Are pilots not following regulations and keeping their cell phones on?

The Federal Aviation Administration has issued a new alert to flight crews re-stating regulations that require cell phones to be shut off during take off and inflight, even those belonging to flight attendants and pilots.

It seems that in at least one example a pilot was not following the rules regarding cell phones.

An FAA air safety inspector was recently riding in the cockpit jump seat of an unnamed airline, performing routine observation, when the first officer’s cell phone began to ring just as the plane reached V1, the speed at which the captain has to commit to taking off.

Needless to say, the inspector made a note of this gaffe. “It was later determined that the sound came from the first officer’s cellular phone, which had been left in the ON position,” a report of the incident notes, according to Flightglobal. “As a result the ring tone caused a distraction between the crew members during the takeoff phase and could have led the to crew to initiate an unnecessary rejected takeoff.”

Of course, the whole cell phone on a plane issue is a favorite for passengers to debate. Last summer, Gadling’s own resident pilot and blogger Kent made the case for the “no phones” regulation when an angry passenger claimed that warnings about cell phones interfering with navigation equipment was just so much hooey.

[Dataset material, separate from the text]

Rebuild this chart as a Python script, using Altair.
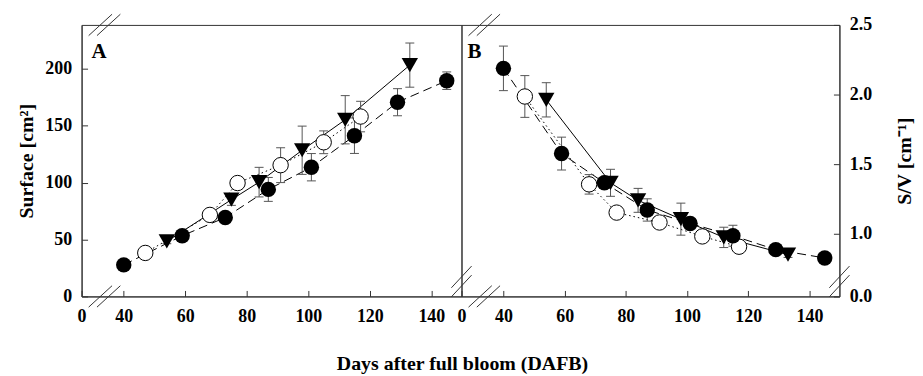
import altair as alt
import pandas as pd

# ---------------- data ----------------
days_filled = [40, 59, 73, 87, 101, 115, 129, 145]
days_open = [47, 68, 77, 91, 105, 117]
days_tri = [54, 75, 84, 98, 112, 133]

surf_filled = [27.7, 53.3, 69.3, 94.0, 113.5, 141.2, 170.6, 189.5]
surf_filled_err = [2, 3, 4, 10.5, 12.0, 15.6, 11.9, 7.7]
surf_open = [38.2, 71.6, 99.6, 115.3, 135.4, 158.0]
surf_open_err = [2, 4, 5, 15.3, 10.0, 13.4]
surf_tri = [48.3, 85.0, 100.4, 128.4, 155.2, 203.2]
surf_tri_err = [2, 5, 13.0, 21.2, 21.2, 19.4]

sv_filled = [2.188, 1.576, 1.366, 1.171, 1.074, 0.986, 0.886, 0.826]
sv_filled_err = [0.16, 0.118, 0.03, 0.08, 0.03, 0.075, 0.02, 0.02]
sv_open = [1.986, 1.355, 1.152, 1.081, 0.981, 0.907]
sv_open_err = [0.15, 0.07, 0.02, 0.02, 0.02, 0.02]
sv_tri = [1.962, 1.366, 1.24, 1.105, 0.974, 0.85]
sv_tri_err = [0.123, 0.097, 0.086, 0.115, 0.073, 0.02]

x_ticks = [26.3, 40, 60, 80, 100, 120, 140]
surf_ticks = [0, 50, 100, 150, 200]
sv_ticks = [0.55, 1.0, 1.5, 2.0, 2.5]

X_DOMAIN = [26.3, 149.8]
SURF_DOMAIN = [0, 238.5]
SV_DOMAIN = [0.55, 2.5]

# axis-break decorations (centres in data units)
break_days = [32.4, 35.1]
sv_break_vals = [0.69, 0.625]

FONT = "Liberation Serif"
AX = "#333333"
ERR = "#555555"


def make_df(days, vals, errs):
    return pd.DataFrame({
        "day": days, "v": vals,
        "lo": [v - e for v, e in zip(vals, errs)],
        "hi": [v + e for v, e in zip(vals, errs)],
    })


xscale = alt.Scale(domain=X_DOMAIN, nice=False, zero=False)
xaxis = alt.Axis(values=x_ticks, labelExpr="datum.value < 30 ? '0' : datum.label",
                 title=None, labelPadding=17, labelFlush=False, labelOverlap=False)


def panel(series, yscale, yaxis, label, label_x, extra=None):
    def X(field="day"):
        return alt.X(f"{field}:Q", scale=xscale, axis=xaxis)

    def Y(field):
        return alt.Y(f"{field}:Q", scale=yscale, axis=yaxis)

    lines, errs, pts = [], [], []
    for df, kind in series:
        base = alt.Chart(df)
        if kind == "filled":
            lines.append(base.mark_line(color="black", strokeWidth=1, strokeDash=[9, 5]).encode(x=X(), y=Y("v")))
        elif kind == "open":
            lines.append(base.mark_line(color="black", strokeWidth=1, strokeDash=[1.5, 3]).encode(x=X(), y=Y("v")))
        else:
            lines.append(base.mark_line(color="black", strokeWidth=1).encode(x=X(), y=Y("v")))
        errs.append(base.mark_rule(color=ERR, strokeWidth=1).encode(x=X(), y=Y("lo"), y2="hi:Q"))
        for f in ["lo", "hi"]:
            errs.append(base.mark_rule(color=ERR, strokeWidth=1, xOffset=-4.5, x2Offset=4.5)
                        .encode(x=X(), x2="day:Q", y=Y(f)))
    order = {"open": 0, "tri": 1, "filled": 2}
    for df, kind in sorted(series, key=lambda s: order[s[1]]):
        base = alt.Chart(df)
        if kind == "filled":
            m = base.mark_point(shape="circle", filled=True, color="black", size=240, opacity=1)
        elif kind == "open":
            m = base.mark_point(shape="circle", filled=True, fill="white", stroke="black",
                                strokeWidth=1, size=240, opacity=1)
        else:
            m = base.mark_point(shape="triangle-down", filled=True, color="black", size=270, opacity=1)
        pts.append(m.encode(x=X(), y=Y("v")))

    # axis break marks
    brk = pd.DataFrame(extra)
    brk_layer = alt.Chart(brk).mark_rule(color=AX, strokeWidth=1).encode(
        x=X("x1"), x2="x2:Q", y=Y("y1"), y2="y2:Q")

    lab = alt.Chart(pd.DataFrame({"t": [label]})).mark_text(
        font=FONT, fontSize=21, fontWeight="bold", align="left", baseline="alphabetic", color="black"
    ).encode(text="t:N", x=alt.value(label_x), y=alt.value(33))

    layers = lines + errs + pts + [brk_layer, lab]
    return layers


def x_breaks(ymin, ymax, dy):
    rows = []
    for c in break_days:
        for yc in (ymin, ymax):
            rows.append({"x1": c - 3.8, "x2": c + 3.8, "y1": yc - dy, "y2": yc + dy})
    return rows


# ---------------- panel A ----------------
A_series = [
    (make_df(days_filled, surf_filled, surf_filled_err), "filled"),
    (make_df(days_open, surf_open, surf_open_err), "open"),
    (make_df(days_tri, surf_tri, surf_tri_err), "tri"),
]
ysA = alt.Scale(domain=SURF_DOMAIN, nice=False, zero=False)
yaA = alt.Axis(values=surf_ticks, title="Surface [cm²]", labelPadding=16, titlePadding=8)
A_layers = panel(A_series, ysA, yaA, "A", 10, x_breaks(SURF_DOMAIN[0], SURF_DOMAIN[1], 9.4))

title_layer = alt.Chart(pd.DataFrame({"t": ["Days after full bloom (DAFB)"]})).mark_text(
    font=FONT, fontSize=20, fontWeight="bold", align="center", baseline="middle", color="black"
).encode(text="t:N", x=alt.value(383), y=alt.value(341))

chartA = alt.layer(*A_layers, title_layer).properties(width=382, height=273)

# ---------------- panel B ----------------
B_series = [
    (make_df(days_filled, sv_filled, sv_filled_err), "filled"),
    (make_df(days_open, sv_open, sv_open_err), "open"),
    (make_df(days_tri, sv_tri, sv_tri_err), "tri"),
]
ysB = alt.Scale(domain=SV_DOMAIN, nice=False, zero=False)
yaB = alt.Axis(values=sv_ticks, orient="right", title="S/V [cm⁻¹]", titleAngle=270,
               titleBaseline="top",
               labelExpr="datum.value < 0.6 ? '0.0' : format(datum.value, '.1f')",
               labelPadding=16, titlePadding=23)
b_rows = x_breaks(SV_DOMAIN[0], SV_DOMAIN[1], 0.077)
for xc in X_DOMAIN:
    for yc in sv_break_vals:
        b_rows.append({"x1": xc - 3.3, "x2": xc + 3.3, "y1": yc - 0.078, "y2": yc + 0.078})
B_layers = panel(B_series, ysB, yaB, "B", 6, b_rows)
chartB = alt.layer(*B_layers).properties(width=380, height=273)

chart = alt.hconcat(chartA, chartB, spacing=0, bounds="flush").properties(
    padding={"left": 8, "top": 4, "right": 0, "bottom": 0}
).configure_view(stroke=AX, strokeWidth=1).configure_axis(
    labelFont=FONT, labelFontSize=18, labelFontWeight="bold", labelColor="black",
    titleFont=FONT, titleFontSize=20, titleFontWeight="bold", titleColor="black",
    domainColor=AX, tickColor=AX, grid=False, tickSize=alt.ExprRef(expr="-6"),
)

chart.save("out.html", embed_options={"renderer": "svg", "actions": False})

I’m not that convinced, though, and not just because I have inadvertently left my phone on during a flight and we didn’t plummet in a ball of flames. Rather, a lot of airlines right now are debating whether to allow cell phone use in flight (European airlines seem poised to allow them), which to me sort of blows the whole danger factor out of the water. I mean, you can’t for years universally insist that using cell phones will screw with a plane’s navigation technology and then one day permit inflight calls and not expect passengers to conclude that the danger has always been overstated. If it was truly dangerous, cell phone use would never be allowed, period.

Now, if we could just get airlines to chuck their ridiculous insistence that I can’t listen to my iPod during take off. I hate to fly and it relaxes me — and it’s not like I’m going to somehow miss the fact that we have just crashed.